Ole Miss has seven offensive starters back from the 37-home-run barrage of 2020 but only three full-time starters who have ever seen an SEC pitch — Kevin Graham, Justin Bench and Tim Elko. None have played a full SEC season as a starter.

“We made it too easy,” Mike Bianco said. “Too many 3-2 counts where we swung at balls, whether it was high fastballs or change-ups in the dirt. We have to be disciplined enough to take those. If we can take some of those pitches, innings change. We’ll go back and watch the tape, but some of those at-bats we’d like to have back. They were non-competitive.”

Ole Miss has been a pot boiling over with confidence since the current sophomores arrived on campus, but there hadn’t been any adversity. Mike Tyson and his punched-in-the-mouth quote comes to mind. UCF was more Bald Bull than Glass Joe. It’s an important week for Ole Miss to settle down mentally.

The Rebels expanded the strike zone, became overly aggressive early in counts and compounded their problems with empty at-bats that piled on top of one another into scoreless innings. The game-two escape didn’t repair anything, as UCF’s early game-three lead swung the momentum and mood right back the other way.

Ole Miss scored in only six of 27 innings in the series and only manufactured runs without a home run three times. The 2 through 5 spots in the Ole Miss order went 7-for-44 (.159) in the series, with Hayden Dunhurst — inserted into the two-hole for game three — the only one of the 12 possibilities in those lineup spots over the series to have multiple hits in a game.

Cliches are there for a reason, and Ole Miss isn’t as good as it looked at times in Arlington or as bad as it seemed against UCF. While the result was the national storyline of opening weekend, the Rebels were just OK offensively in Texas.

The Rebels scored in seven of 26 offensive innings and two of those were ninth innings with the games decided. Ole Miss scored five runs in one inning against Texas Tech and that was it. The Rebels scored in three innings in each of the other two games — Chatagnier hit doubles to begin three of them and his RBI single was the scoring play in another one.

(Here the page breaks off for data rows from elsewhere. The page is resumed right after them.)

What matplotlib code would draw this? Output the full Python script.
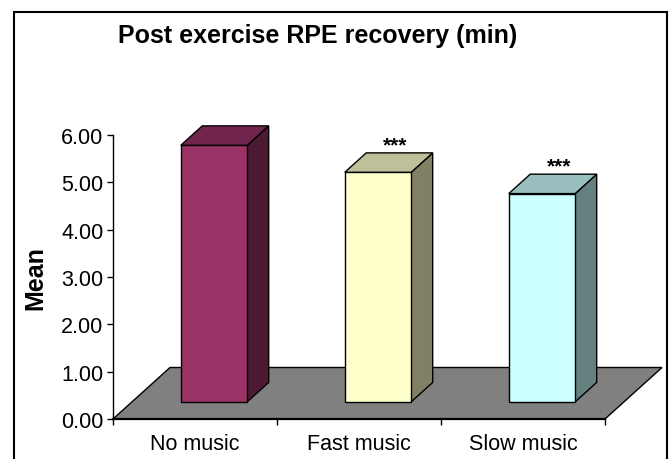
import matplotlib
matplotlib.use("Agg")
import matplotlib.pyplot as plt
from matplotlib.patches import Polygon, Rectangle

plt.rcParams['font.family'] = ['Liberation Sans', 'DejaVu Sans']

categories = ["No music", "Fast music", "Slow music"]
values = [5.42, 4.85, 4.40]
marks = ["", "***", "***"]
front_colors = ["#993366", "#FFFFCC", "#CCFFFF"]
top_colors = ["#73264D", "#BFBF99", "#99BFBF"]
side_colors = ["#4D1A33", "#808066", "#668080"]
yticks = [0, 1, 2, 3, 4, 5, 6]
title = "Post exercise RPE recovery (min)"
ylabel = "Mean"

# oblique depth vector (data units) for the full floor depth
DX, DY = 0.3476, 1.088
t0, t1 = 0.333, 0.71
half_w = 0.2025

W, H = 672, 460
fig = plt.figure(figsize=(W / 100, H / 100), dpi=100)
ax = fig.add_axes([113 / W, 40 / H, 557.6 / W, 284 / H])
ax.set_xlim(0, 3.4)
ax.set_ylim(0, 6)

n = len(categories)
# floor
floor = Polygon([(0, 0), (n, 0), (n + DX, DY), (DX, DY)], closed=True,
                facecolor="#808080", edgecolor="black", lw=1.0, zorder=1, clip_on=False)
ax.add_patch(floor)

for i, (v, fc, tc, sc) in enumerate(zip(values, front_colors, top_colors, side_colors)):
    c = i + 0.5
    xl0, xr0 = c - half_w + t0 * DX, c + half_w + t0 * DX
    yb0 = t0 * DY
    yt0 = yb0 + v
    ddx, ddy = (t1 - t0) * DX, (t1 - t0) * DY
    front = Polygon([(xl0, yb0), (xr0, yb0), (xr0, yt0), (xl0, yt0)], closed=True,
                    facecolor=fc, edgecolor="black", lw=1.0, zorder=3, clip_on=False)
    top = Polygon([(xl0, yt0), (xr0, yt0), (xr0 + ddx, yt0 + ddy), (xl0 + ddx, yt0 + ddy)],
                  closed=True, facecolor=tc, edgecolor="black", lw=1.0, zorder=3, clip_on=False)
    side = Polygon([(xr0, yb0), (xr0 + ddx, yb0 + ddy), (xr0 + ddx, yt0 + ddy), (xr0, yt0)],
                   closed=True, facecolor=sc, edgecolor="black", lw=1.0, zorder=3, clip_on=False)
    ax.add_patch(side)
    ax.add_patch(front)
    ax.add_patch(top)
    if marks[i]:
        ax.text(c + 2 * t0 * DX - 0.01, yt0 + ddy + 0.06, marks[i], ha="center", va="baseline",
                fontsize=15, fontweight="bold", zorder=4)

for s in ["top", "right"]:
    ax.spines[s].set_visible(False)
ax.spines["left"].set_bounds(0, 6)
ax.spines["bottom"].set_bounds(0, n)
ax.spines["left"].set_linewidth(1.0)
ax.spines["bottom"].set_linewidth(1.6)
ax.spines["bottom"].set_zorder(5)

ax.set_yticks(yticks)
ax.set_yticklabels([f"{t:.2f}" for t in yticks], fontsize=15.5)
ax.tick_params(axis="y", direction="out", length=4, width=1.0, pad=3)
ax.set_xticks(range(n + 1))
ax.set_xticklabels([])
ax.tick_params(axis="x", which="major", direction="out", length=4, width=1.0)
ax.set_xticks([i + 0.5 for i in range(n)], minor=True)
ax.set_xticklabels(categories, minor=True, fontsize=15.5)
ax.tick_params(axis="x", which="minor", length=0, pad=10)
ax.patch.set_visible(False)

ax.set_ylabel(ylabel, fontsize=18, fontweight="bold")
ax.yaxis.set_label_coords(-0.118, 0.5)

fig.text(318 / W, 1 - 36 / H, title, ha="center", va="center", fontsize=18, fontweight="bold")

border = Rectangle((14 / W, -0.05), (667 - 14) / W, (H - 13) / H + 0.05, transform=fig.transFigure,
                   fill=False, edgecolor="black", lw=1.5)
fig.add_artist(border)

fig.savefig("out.png", dpi=100)
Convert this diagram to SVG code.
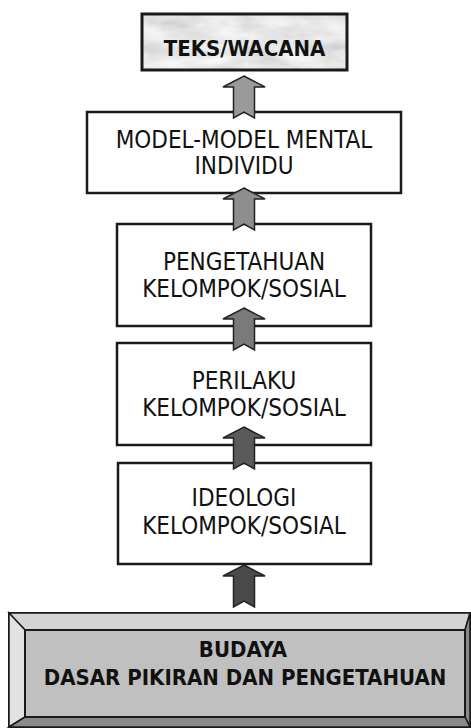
<svg xmlns="http://www.w3.org/2000/svg" xmlns:xlink="http://www.w3.org/1999/xlink" width="471" height="728" viewBox="0 0 471 728">
<style>
.box{fill:#ffffff;stroke:#1a1a1a;stroke-width:2.5}
.t{font-family:"DejaVu Sans Condensed","DejaVu Sans",sans-serif;font-size:24px;fill:#111;text-anchor:middle}
.b{font-family:"DejaVu Sans Condensed","DejaVu Sans",sans-serif;font-size:22px;font-weight:bold;fill:#111;text-anchor:middle}
.arr{stroke:#222;stroke-width:1.5;stroke-linejoin:miter}
</style>
<defs>
<filter id="marble" x="0" y="0" width="1" height="1">
<feTurbulence type="fractalNoise" baseFrequency="0.025 0.07" numOctaves="4" seed="5" result="n"/>
<feColorMatrix in="n" type="matrix" values="0.4 0 0 0 0.6  0.4 0 0 0 0.6  0.4 0 0 0 0.6  0 0 0 0 1" result="g"/>
<feComposite in="g" in2="SourceGraphic" operator="in"/>
</filter>
<path id="arrow" d="M0,0 L21,11 L10.5,11 L10.5,42 L0,36 L-10.5,42 L-10.5,11 L-21,11 Z"/>
</defs>
<g id="teks">
<rect x="142" y="14" width="205" height="56" fill="#dcdcdc"/>
<rect x="142" y="14" width="205" height="56" fill="#000" filter="url(#marble)"/>
<rect x="142" y="14" width="205" height="56" fill="none" stroke="#1a1a1a" stroke-width="3"/>
<text class="b" x="244.5" y="56">TEKS/WACANA</text>
</g>
<g id="model">
<rect class="box" x="87" y="112" width="314" height="81"/>
<text class="t" x="244" y="148">MODEL-MODEL MENTAL</text>
<text class="t" x="244" y="174">INDIVIDU</text>
</g>
<g id="pengetahuan">
<rect class="box" x="117" y="224" width="254" height="102"/>
<text class="t" x="244" y="270">PENGETAHUAN</text>
<text class="t" x="244" y="297">KELOMPOK/SOSIAL</text>
</g>
<g id="perilaku">
<rect class="box" x="117" y="343" width="254" height="102"/>
<text class="t" x="244" y="389">PERILAKU</text>
<text class="t" x="244" y="416">KELOMPOK/SOSIAL</text>
</g>
<g id="ideologi">
<rect class="box" x="118" y="463" width="253" height="101"/>
<text class="t" x="244" y="506">IDEOLOGI</text>
<text class="t" x="244" y="534">KELOMPOK/SOSIAL</text>
</g>
<g id="budaya">
<rect x="9" y="613" width="461" height="114" fill="#c0c0c0" stroke="#1a1a1a" stroke-width="2"/>
<polygon points="9,613 470,613 465,630 25,630" fill="#d4d4d4" stroke="#1a1a1a" stroke-width="1.5"/>
<polygon points="9,613 25,630 25,717 9,727" fill="#e2e2e2" stroke="#1a1a1a" stroke-width="1.5"/>
<polygon points="470,613 470,727 465,717 465,630" fill="#8a8a8a" stroke="#1a1a1a" stroke-width="1.5"/>
<polygon points="9,727 25,717 465,717 470,727" fill="#8a8a8a" stroke="#1a1a1a" stroke-width="1.5"/>
<rect x="25" y="630" width="440" height="87" fill="#c0c0c0" stroke="#1a1a1a" stroke-width="2"/>
<text class="b" x="243" y="657">BUDAYA</text>
<text class="b" x="245" y="685">DASAR PIKIRAN DAN PENGETAHUAN</text>
</g>
<g id="connectors">
<use xlink:href="#arrow" class="arr" transform="translate(244,76)" fill="#9a9a9a"/>
<use xlink:href="#arrow" class="arr" transform="translate(244,188)" fill="#8e8e8e"/>
<use xlink:href="#arrow" class="arr" transform="translate(244,308)" fill="#7a7a7a"/>
<use xlink:href="#arrow" class="arr" transform="translate(244,427)" fill="#5a5a5a"/>
<use xlink:href="#arrow" class="arr" transform="translate(244,565)" fill="#4a4a4a"/>
</g>
</svg>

It is an inexperienced team offensively that’s a work in progress all the way around. Bianco admitted Saturday he’s still learning about his team, and it’s a long season. May is more important than February.

But the clock is relatively ticking. The two easiest nonconference weekends are up next before a midweek road series at Louisiana Tech and the start of league play.

The SEC, and SEC West specifically, may be as strong top to bottom as ever, and the order of opponents does have a twist. Ole Miss starts with Auburn and Alabama — the two teams picked next to last and last in the SEC West — before a three-week barrage of Florida, Arkansas and Mississippi State.

Seasons are weird, but, on paper, the Rebels need to get off to a good start before the opponent talent level increases. There’s a bit of psychology to be played now, as Ole Miss lapsed mentally at the plate as well as physically. The Rebels didn’t handle stress well once it actually appeared. It was the first time in a while, so there’s a pass, but it’s still present and must be addressed.

There’s no need to panic and question yet if the pieces exist, but Bianco does have to figure out the puzzle.